Justyna Stasiowska plays unusual, punctuated music, creating gradual, emerging and meditative patches. She is usually a sound designer or soundtrack composer for the theatre, which is closer to what we hear in Sokołowsko – she fills a forest space, pointillistically annexing its soundscape. She describes herself as making ‘fakescapes’ – sounds that seem to us to exist, yet don’t. Her set is a hybrid of the easy and the hard-to-recognize sounds, combining musique concrète, short drone forms, synthetic passages, and metallic interventions. In a completely different way, Yan Sheng Wen plays a combination of electronic passages and pulsating post-club rhythmic textures. But it plays amazingly with the forest space and looks surreal with high trees. Guoste Tamulynaite, on the other hand, builds up long-winded ambient passages, which after a while, he complements with an uneven subtle beat and his vocalizations: first with melodeclamation and then with his transformations.

On the second day, Ursula Sereghy – an artist who released the excellent OK Box in 2022, which explores some of the ideas of Luigi Russolo – plays a very fluid, coherent concert at night, combining her ideas of broken electronics. The night sets in the park must be listened to on headphones due to protests from the local community, which slightly changes the perception of her music. But this mystical, mysterious atmosphere conquers – the Czech instrumentalist’s non-obvious structures, mesmerizing melodies, and rhythmic ideas result in a spacious, dreamlike, and unusual live act.

The festival’s culmination is a sixteen-member orchestra concert between the monumental and mysterious-looking intonarumori instruments ("intona" – to tune, "rumori" – noise, in Italian). The devices were designed in 1913 by Russolo, an Italian futurist, and fully reconstructed by Luciano Chessa in 2009 as part of the 100th anniversary of Italian futurism, for the Performa 09 biennial in New York. They have now travelled from America to Europe for the first time.

During the two days the orchestra performs a total of four compositions. The first and last pieces, conducted by Chessa, are the most interesting. On Friday, the group performs a piece by John Hegre – an ode to these instruments, their sound, noise, and futurism. It begins with single rasps, metallic, noisy sounds that gradually harmonize, revealing their orchestral potential.
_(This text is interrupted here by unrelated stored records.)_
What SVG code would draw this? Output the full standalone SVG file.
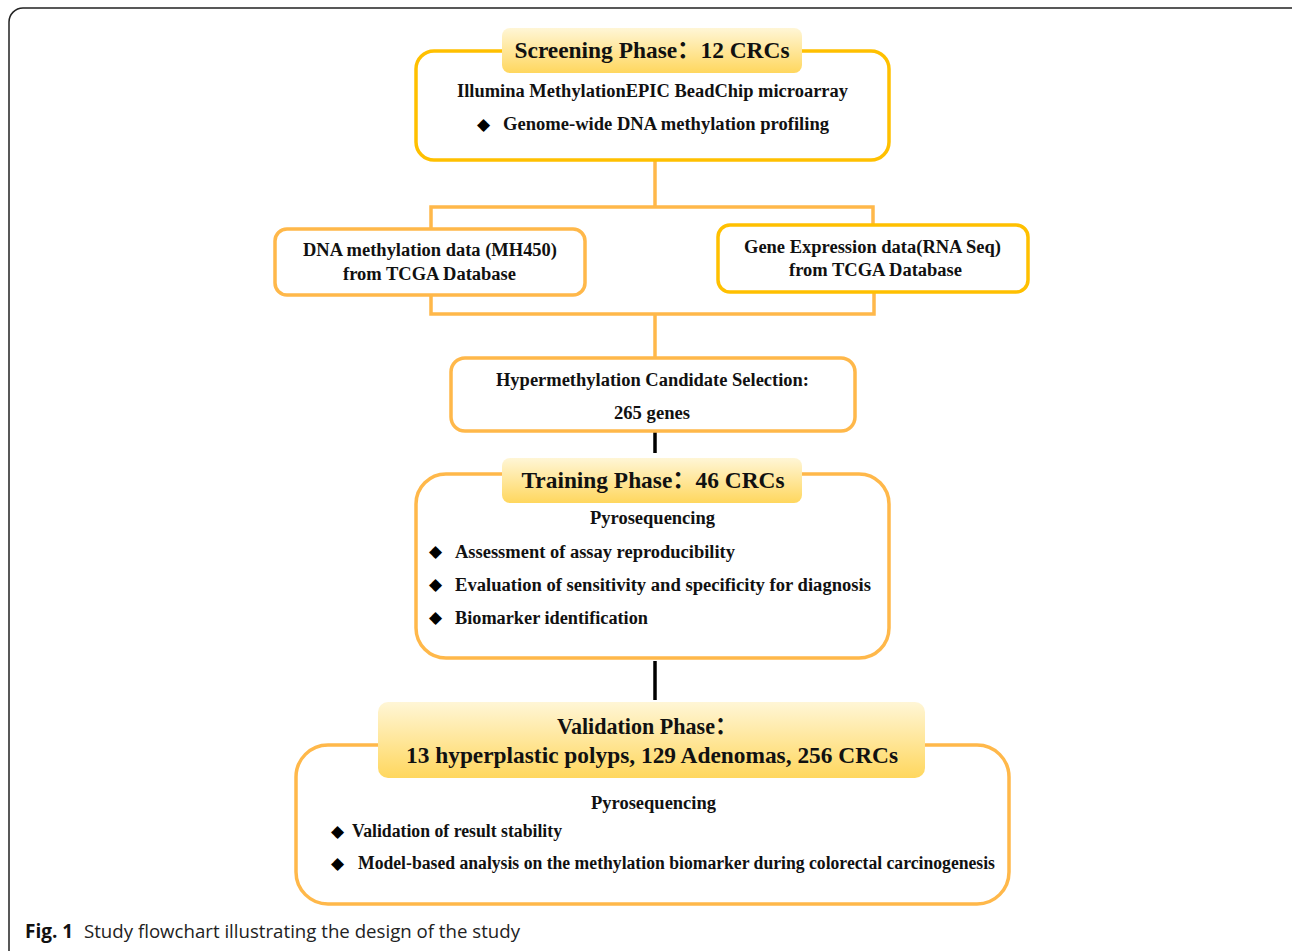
<svg xmlns="http://www.w3.org/2000/svg" width="1292" height="951" viewBox="0 0 1292 951">
<defs>
<linearGradient id="hdr" x1="0" y1="0" x2="0" y2="1">
<stop offset="0" stop-color="#FFF6D6"/>
<stop offset="1" stop-color="#FFD75E"/>
</linearGradient>
<style>
.gold{fill:#fff;stroke:#FFC000;stroke-width:3.5}
.org{fill:#fff;stroke:#FFB84A;stroke-width:3.5}
.ln{fill:none;stroke:#FFB84A;stroke-width:3.5}
.blk{fill:none;stroke:#000;stroke-width:3.5}
.hb{fill:url(#hdr)}
.t{font-family:"Liberation Serif","Noto Sans CJK SC",serif;font-weight:bold;fill:#111;font-size:18px}
.h{font-family:"Liberation Serif","Noto Sans CJK SC",serif;font-weight:bold;fill:#111;font-size:24px}
.m{text-anchor:middle}
.d{font-family:"DejaVu Sans",sans-serif;fill:#000;font-size:17px}
.cap{font-family:"Open Sans","Liberation Sans",sans-serif;fill:#222;font-size:19px}
</style>
</defs>
<rect x="9" y="8" width="1300" height="960" rx="14" fill="none" stroke="#222" stroke-width="1.5"/>

<g id="connectors">
<line class="ln" x1="655" y1="160" x2="655" y2="207"/>
<polyline class="ln" points="431,229 431,207 873,207 873,225"/>
<polyline class="ln" points="431,295 431,314 874,314 874,292"/>
<line class="ln" x1="655" y1="314" x2="655" y2="358"/>
<line class="blk" x1="655" y1="432" x2="655" y2="453"/>
<line class="blk" x1="655" y1="661" x2="655" y2="700"/>
</g>

<g id="screening">
<rect class="gold" x="416" y="51" width="473" height="109" rx="18"/>
<rect class="hb" x="502" y="28" width="300" height="45" rx="8"/>
<text class="h m" x="652" y="58" textLength="275" lengthAdjust="spacingAndGlyphs">Screening Phase：12 CRCs</text>
<text class="t" x="457" y="97" textLength="391" lengthAdjust="spacingAndGlyphs">Illumina MethylationEPIC BeadChip microarray</text>
<text class="d" x="477" y="130">◆</text>
<text class="t" x="503" y="130" textLength="326" lengthAdjust="spacingAndGlyphs">Genome-wide DNA methylation profiling</text>
</g>

<g id="tcga-methylation">
<rect class="org" x="275" y="229" width="310" height="66" rx="12"/>
<text class="t" x="303" y="256" textLength="254" lengthAdjust="spacingAndGlyphs">DNA methylation data (MH450)</text>
<text class="t" x="343" y="280" textLength="173" lengthAdjust="spacingAndGlyphs">from TCGA Database</text>
</g>

<g id="tcga-expression">
<rect class="gold" x="718" y="225" width="310" height="67" rx="12"/>
<text class="t" x="744" y="253" textLength="257" lengthAdjust="spacingAndGlyphs">Gene Expression data(RNA Seq)</text>
<text class="t" x="789" y="276" textLength="173" lengthAdjust="spacingAndGlyphs">from TCGA Database</text>
</g>

<g id="candidates">
<rect class="org" x="451" y="358" width="404" height="73" rx="14"/>
<text class="t" x="496" y="386" textLength="313" lengthAdjust="spacingAndGlyphs">Hypermethylation Candidate Selection:</text>
<text class="t" x="614" y="419" textLength="76" lengthAdjust="spacingAndGlyphs">265 genes</text>
</g>

<g id="training">
<rect class="org" x="416" y="474" width="473" height="184" rx="30"/>
<rect class="hb" x="502" y="458" width="300" height="45" rx="8"/>
<text class="h m" x="653" y="488" textLength="263" lengthAdjust="spacingAndGlyphs">Training Phase：46 CRCs</text>
<text class="t" x="590" y="524" textLength="125" lengthAdjust="spacingAndGlyphs">Pyrosequencing</text>
<text class="d" x="429" y="557">◆</text>
<text class="t" x="455" y="558" textLength="280" lengthAdjust="spacingAndGlyphs">Assessment of assay reproducibility</text>
<text class="d" x="429" y="590">◆</text>
<text class="t" x="455" y="591" textLength="416" lengthAdjust="spacingAndGlyphs">Evaluation of sensitivity and specificity for diagnosis</text>
<text class="d" x="429" y="623">◆</text>
<text class="t" x="455" y="624" textLength="193" lengthAdjust="spacingAndGlyphs">Biomarker identification</text>
</g>

<g id="validation">
<rect class="org" x="296" y="745" width="713" height="159" rx="32"/>
<rect class="hb" x="378" y="702" width="547" height="76" rx="10"/>
<text class="h" x="557" y="734" textLength="180" lengthAdjust="spacingAndGlyphs">Validation Phase：</text>
<text class="h" x="406" y="763" textLength="492" lengthAdjust="spacingAndGlyphs">13 hyperplastic polyps, 129 Adenomas, 256 CRCs</text>
<text class="t" x="591" y="809" textLength="125" lengthAdjust="spacingAndGlyphs">Pyrosequencing</text>
<text class="d" x="331" y="837">◆</text>
<text class="t" x="352" y="837" textLength="210" lengthAdjust="spacingAndGlyphs">Validation of result stability</text>
<text class="d" x="331" y="869">◆</text>
<text class="t" x="358" y="869" textLength="637" lengthAdjust="spacingAndGlyphs">Model-based analysis on the methylation biomarker during colorectal carcinogenesis</text>
</g>

<g id="caption">
<text class="cap" x="25" y="938"><tspan font-weight="bold" fill="#111">Fig. 1</tspan><tspan x="84" textLength="436" lengthAdjust="spacingAndGlyphs">Study flowchart illustrating the design of the study</tspan></text>
</g>
</svg>
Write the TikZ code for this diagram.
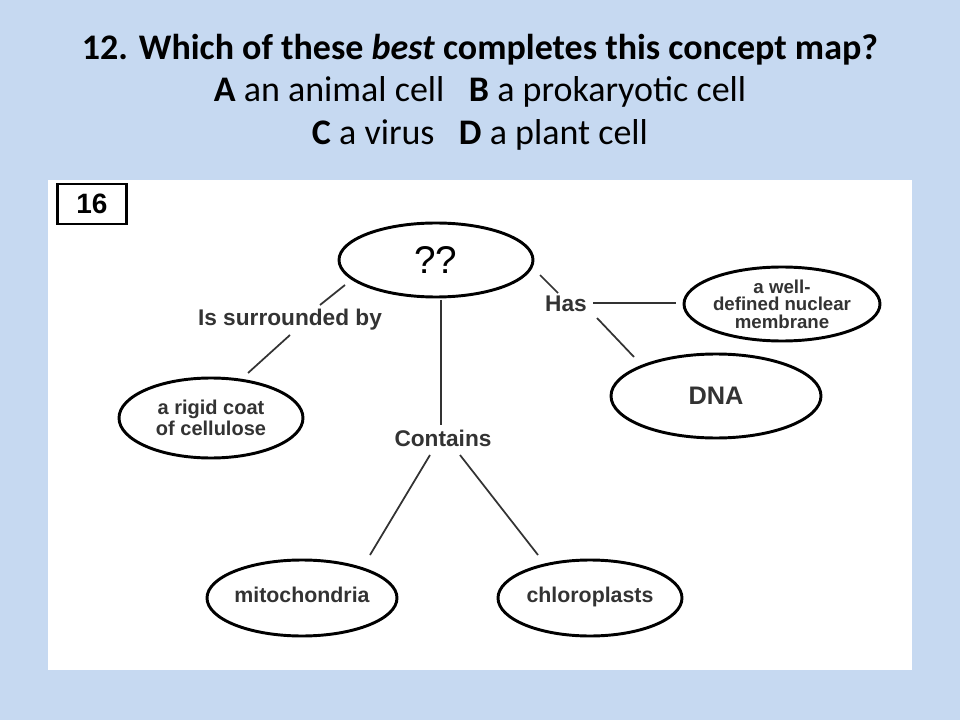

Dense bass sounds on one side, screeching sounds on the other, some sounding like human voices. The whole thing gradually develops into a colorful, coherent structure that orchestrally explodes in the finale. A day later, in the end, the orchestra performs a piece by Russolo – ‘Awakening Of The City’ shows the non-musicality of the intonarumori, whose aim is to produce urban noise, the sounds of everyday life. The piece sounds like driving through the metropolis in the morning, sticking the microphone out of the car window, and recording the noise. Both compositions weave these futuristic instruments together in an unusual way, unconventionally approaching their diverse possibilities. Intonarumori are unamplified; we can listen to them with no PA – their gnarled sound is self-contained, carrying around the hall of the Kino Zdrowie.

This is one of only two examples of strictly acoustic concerts compared to the wealth of post-club electronica or dense noise concerts from the likes of Robert Piotrowicz, Jenny Pickett & Julien Ottavi, or Jon Wesseltoft that is on offer. The other one happens on Sunday – Klaus Holm plays a surprising acoustic concert in the park. He plays on the clarinet and saxophone, sometimes by gasping lightly into the mouthpiece, sometimes pressing individual keys. The urban space carries this sound brilliantly, almost as if it were amplified by reverberation, a shrill or snapped sound has among the trees. Surprisingly some phrases on the saxophone sound synthetic, unusual for a woodwind instrument, almost as if he is generating them on a synthesizer.

His short performance contrasts nicely with the mostly electrified, sound-dense program. And it has a sanatorium therapeutic quality as most of the concerts in the park, where the audience listens to it with concentration, sitting on dry bedding, blankets, or deckchairs. As tuberculosis patients used to soak up the fresh air here a century ago, no people now soak up the music. After all, now we are getting healed here in a different way.